Given data:
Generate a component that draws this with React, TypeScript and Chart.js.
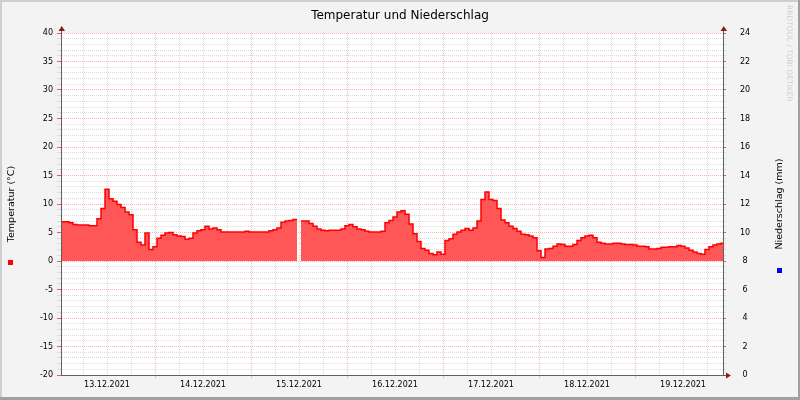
import React, { useEffect, useRef } from 'react';
import { Chart, registerables } from 'chart.js';

Chart.register(...registerables);

// ---------- data ----------
const chartTitle = 'Temperatur und Niederschlag';
const tempAxisTitle = 'Temperatur (°C)';
const precipAxisTitle = 'Niederschlag (mm)';
const watermark = 'RRDTOOL / TOBI OETIKER';

// x values are hours after 13.12.2021 00:00
const dateLabels = ['13.12.2021', '14.12.2021', '15.12.2021', '16.12.2021', '17.12.2021', '18.12.2021', '19.12.2021'];
const xMin = 0.5;
const xMax = 166;

// hourly temperature (°C), index = hour after 13.12.2021 00:00 ; null = missing
const temperature: (number | null)[] = [
  6.9, 6.9, 6.9, 6.7, 6.4, 6.3, 6.3, 6.3, 6.2, 6.2,
  7.4, 9.2, 12.6, 10.9, 10.5, 9.9, 9.4, 8.6, 8.1, 5.5,
  3.3, 2.8, 4.9, 2.0, 2.5, 4.0, 4.5, 4.9, 5.0, 4.6,
  4.4, 4.3, 3.8, 4.0, 4.9, 5.3, 5.5, 6.1, 5.6, 5.8,
  5.5, 5.1, 5.1, 5.1, 5.1, 5.1, 5.1, 5.2, 5.1, 5.1,
  5.1, 5.1, 5.1, 5.3, 5.5, 5.8, 6.8, 7.0, 7.1, 7.3,
  null, 7.0, 7.0, 6.6, 6.1, 5.6, 5.4, 5.3, 5.4, 5.4,
  5.4, 5.6, 6.2, 6.4, 6.0, 5.6, 5.5, 5.2, 5.1, 5.1,
  5.1, 5.2, 6.7, 7.1, 7.7, 8.6, 8.8, 8.2, 6.5, 4.8,
  3.4, 2.2, 1.9, 1.3, 1.1, 1.6, 1.2, 3.6, 3.9, 4.7,
  5.1, 5.4, 5.7, 5.4, 5.8, 7.0, 10.8, 12.1, 10.8, 10.6,
  9.2, 7.2, 6.7, 6.1, 5.7, 5.2, 4.7, 4.6, 4.4, 4.1,
  1.8, 0.6, 2.1, 2.2, 2.6, 3.0, 2.9, 2.6, 2.6, 2.9,
  3.6, 4.1, 4.4, 4.5, 4.1, 3.3, 3.1, 3.0, 3.0, 3.1,
  3.1, 3.0, 2.9, 2.9, 2.8, 2.6, 2.6, 2.5, 2.1, 2.1,
  2.2, 2.4, 2.4, 2.5, 2.5, 2.7, 2.6, 2.3, 1.9, 1.6,
  1.3, 1.2, 2.0, 2.5, 2.8, 3.0, 3.1,
];

// daily precipitation (mm), at noon of each day
const precipHours = [12, 36, 60, 84, 108, 132, 156];
const precipitation = [0, 0, 0, 0, 0, 0, 0];

const tempTickLabels = [-20, -15, -10, -5, 0, 5, 10, 15, 20, 25, 30, 35, 40];
const precipTickLabels = [0, 2, 4, 6, 8, 10, 12, 14, 16, 18, 20, 22, 24];

// ---------- styles ----------
const FONT = "'DejaVu Sans', sans-serif";
const MINOR = '#dcdcdc';
const MAJOR = '#f4b4b4';
const AXIS = '#606060';
const ARROW = '#8e1c1c';

const tempMin = tempTickLabels[0];
const tempMax = tempTickLabels[tempTickLabels.length - 1];
const precMin = precipTickLabels[0];
const precMax = precipTickLabels[precipTickLabels.length - 1];

function buildTempPoints() {
  const pts: { x: number; y: number | null }[] = [];
  temperature.forEach((v, i) => {
    if (v === null) {
      pts.push({ x: i, y: null });
    } else {
      pts.push({ x: i - 0.5, y: v });
      pts.push({ x: i + 0.5, y: v });
    }
  });
  return pts;
}

const decor = {
  id: 'decor',
  beforeDraw(chart: any) {
    const { ctx, width, height, chartArea: a } = chart;
    ctx.save();
    ctx.fillStyle = '#f3f3f3';
    ctx.fillRect(0, 0, width, height);
    ctx.fillStyle = '#cfcfcf';
    ctx.fillRect(0, 0, width, 2);
    ctx.fillRect(0, 0, 2, height);
    ctx.fillStyle = '#a0a0a0';
    ctx.fillRect(0, height - 3, width, 3);
    ctx.fillRect(width - 2, 0, 2, height);
    ctx.fillStyle = '#ffffff';
    ctx.fillRect(a.left, a.top, a.right - a.left, a.bottom - a.top);
    ctx.restore();
  },
  afterDraw(chart: any) {
    const { ctx, width, chartArea: a } = chart;
    ctx.save();
    // axis extensions and arrows
    ctx.strokeStyle = AXIS;
    ctx.lineWidth = 1;
    ctx.beginPath();
    ctx.moveTo(a.left + 0.5, a.top);
    ctx.lineTo(a.left + 0.5, a.top - 3);
    ctx.moveTo(a.right + 0.5, a.top);
    ctx.lineTo(a.right + 0.5, a.top - 3);
    ctx.moveTo(a.right, a.bottom + 0.5);
    ctx.lineTo(a.right + 4, a.bottom + 0.5);
    ctx.stroke();
    ctx.fillStyle = ARROW;
    const up = (x: number) => {
      ctx.beginPath();
      ctx.moveTo(x - 3, a.top - 2);
      ctx.lineTo(x + 3.5, a.top - 2);
      ctx.lineTo(x + 0.25, a.top - 7);
      ctx.closePath();
      ctx.fill();
    };
    up(a.left + 0.5);
    up(a.right + 0.5);
    ctx.beginPath();
    ctx.moveTo(a.right + 3, a.bottom - 2.5);
    ctx.lineTo(a.right + 3, a.bottom + 3.5);
    ctx.lineTo(a.right + 8, a.bottom + 0.5);
    ctx.closePath();
    ctx.fill();

    // title
    ctx.fillStyle = '#000';
    ctx.font = `12px ${FONT}`;
    ctx.textAlign = 'center';
    ctx.textBaseline = 'middle';
    ctx.fillText(chartTitle, width / 2, 16);

    // axis titles (rotated)
    const midY = (a.top + a.bottom) / 2;
    ctx.font = `9.5px ${FONT}`;
    ctx.save();
    ctx.translate(12, midY);
    ctx.rotate(-Math.PI / 2);
    ctx.fillText(tempAxisTitle, 0, 0);
    ctx.restore();
    ctx.save();
    ctx.translate(780, midY);
    ctx.rotate(-Math.PI / 2);
    ctx.fillText(precipAxisTitle, 0, 0);
    ctx.restore();

    // legend squares
    ctx.fillStyle = '#ff0000';
    ctx.fillRect(8, 260, 5, 5);
    ctx.fillStyle = '#0000ff';
    ctx.fillRect(777, 268, 5, 5);

    // watermark
    ctx.save();
    ctx.translate(789, 5);
    ctx.rotate(Math.PI / 2);
    ctx.fillStyle = '#cfcfcf';
    ctx.font = `7.5px ${FONT}`;
    ctx.textAlign = 'left';
    ctx.textBaseline = 'middle';
    ctx.fillText(watermark, 0, 0);
    ctx.restore();
    ctx.restore();
  },
};

const isTempMajor = (v: number) => tempTickLabels.includes(v);
const isDayMajor = (v: number) => Math.abs(v % 24) < 1e-6;

export default function App() {
  const ref = useRef<HTMLCanvasElement | null>(null);

  useEffect(() => {
    document.body.style.margin = '0';
    const canvas = ref.current;
    if (!canvas) return;

    const chart = new Chart(canvas, {
      type: 'line',
      data: {
        datasets: [
          {
            type: 'line',
            label: 'Temperatur',
            data: buildTempPoints() as any,
            parsing: false,
            borderColor: '#ff0000',
            backgroundColor: '#ff5757',
            borderWidth: 1.5,
            pointRadius: 0,
            fill: 'origin',
            spanGaps: false,
            tension: 0,
            xAxisID: 'x',
            yAxisID: 'y',
          } as any,
          {
            type: 'bar',
            label: 'Niederschlag',
            data: precipHours.map((h, i) => ({ x: h, y: precipitation[i] })) as any,
            backgroundColor: '#0000ff',
            borderWidth: 0,
            xAxisID: 'x',
            yAxisID: 'y1',
          } as any,
        ],
      },
      options: {
        responsive: false,
        animation: false,
        devicePixelRatio: 1,
        layout: { padding: { top: 33, left: 0, right: 0, bottom: 0 } },
        plugins: {
          legend: { display: false },
          title: { display: false },
          tooltip: { enabled: false },
        },
        scales: {
          x: {
            type: 'linear',
            position: 'bottom',
            offset: false,
            min: xMin,
            max: xMax,
            afterFit: (s: any) => {
              s.height = 25;
            },
            afterBuildTicks: (s: any) => {
              const t = [];
              for (let h = 6; h < xMax; h += 6) t.push({ value: h });
              s.ticks = t;
            },
            ticks: {
              autoSkip: false,
              maxRotation: 0,
              padding: 2,
              color: '#000',
              font: { family: FONT, size: 8 },
              callback: (v: any) => {
                const n = Number(v);
                if (Math.abs((n - 12) % 24) < 1e-6) return dateLabels[Math.round((n - 12) / 24)] ?? '';
                return '';
              },
            },
            grid: {
              offset: false,
              color: (c: any) => (c.tick && isDayMajor(c.tick.value) ? MAJOR : MINOR),
              tickColor: (c: any) => (c.tick && isDayMajor(c.tick.value) ? MAJOR : 'rgba(0,0,0,0)'),
              tickLength: 3,
              lineWidth: 1,
            },
            border: { display: true, color: AXIS, width: 1, dash: [1, 1], z: 1 },
          } as any,
          y: {
            type: 'linear',
            position: 'left',
            min: tempMin,
            max: tempMax,
            afterFit: (s: any) => {
              s.width = 61;
            },
            afterBuildTicks: (s: any) => {
              const t = [];
              for (let v = tempMin; v <= tempMax; v += 1) t.push({ value: v });
              s.ticks = t;
            },
            ticks: {
              autoSkip: false,
              padding: 4,
              color: '#000',
              font: { family: FONT, size: 8 },
              callback: (v: any) => (isTempMajor(Number(v)) ? String(v) : ''),
            },
            grid: {
              color: (c: any) => (c.tick && isTempMajor(c.tick.value) ? MAJOR : MINOR),
              tickColor: (c: any) => (c.tick && isTempMajor(c.tick.value) ? '#e06060' : MINOR),
              tickLength: 4,
              lineWidth: 1,
            },
            border: { display: true, color: AXIS, width: 1, dash: [1, 1], z: 1 },
          } as any,
          y1: {
            type: 'linear',
            position: 'right',
            min: precMin,
            max: precMax,
            afterFit: (s: any) => {
              s.width = 77;
            },
            afterBuildTicks: (s: any) => {
              const t = [];
              const n = Math.round((precMax - precMin) / 0.4);
              for (let i = 0; i <= n; i++) t.push({ value: Math.round((precMin + i * 0.4) * 1000) / 1000 });
              s.ticks = t;
            },
            ticks: {
              autoSkip: false,
              padding: 14,
              crossAlign: 'center',
              color: '#000',
              font: { family: FONT, size: 8 },
              callback: (v: any) => (precipTickLabels.includes(Number(v)) ? String(v) : ''),
            },
            grid: {
              drawOnChartArea: false,
              tickColor: (c: any) => (c.tick && precipTickLabels.includes(c.tick.value) ? '#e06060' : MINOR),
              tickLength: 3,
            },
            border: { display: true, color: AXIS, width: 1, z: 1 },
          } as any,
        },
      },
      plugins: [decor],
    });

    return () => chart.destroy();
  }, []);

  return (
    <div style={{ position: 'fixed', left: 0, top: 0, width: 800, height: 400 }}>
      <canvas ref={ref} width={800} height={400} style={{ display: 'block', width: 800, height: 400 }} />
    </div>
  );
}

Task details: The lines from the start of the data through the line that contains "const watermark = 'RRDTOOL / TOBI OETIKER';" are to be returned exactly, please, with both ends included and every picture left out.

Response to this exercise:
Generate a component that draws this with React, TypeScript and Chart.js.
import React, { useEffect, useRef } from 'react';
import { Chart, registerables } from 'chart.js';

Chart.register(...registerables);

// ---------- data ----------
const chartTitle = 'Temperatur und Niederschlag';
const tempAxisTitle = 'Temperatur (°C)';
const precipAxisTitle = 'Niederschlag (mm)';
const watermark = 'RRDTOOL / TOBI OETIKER';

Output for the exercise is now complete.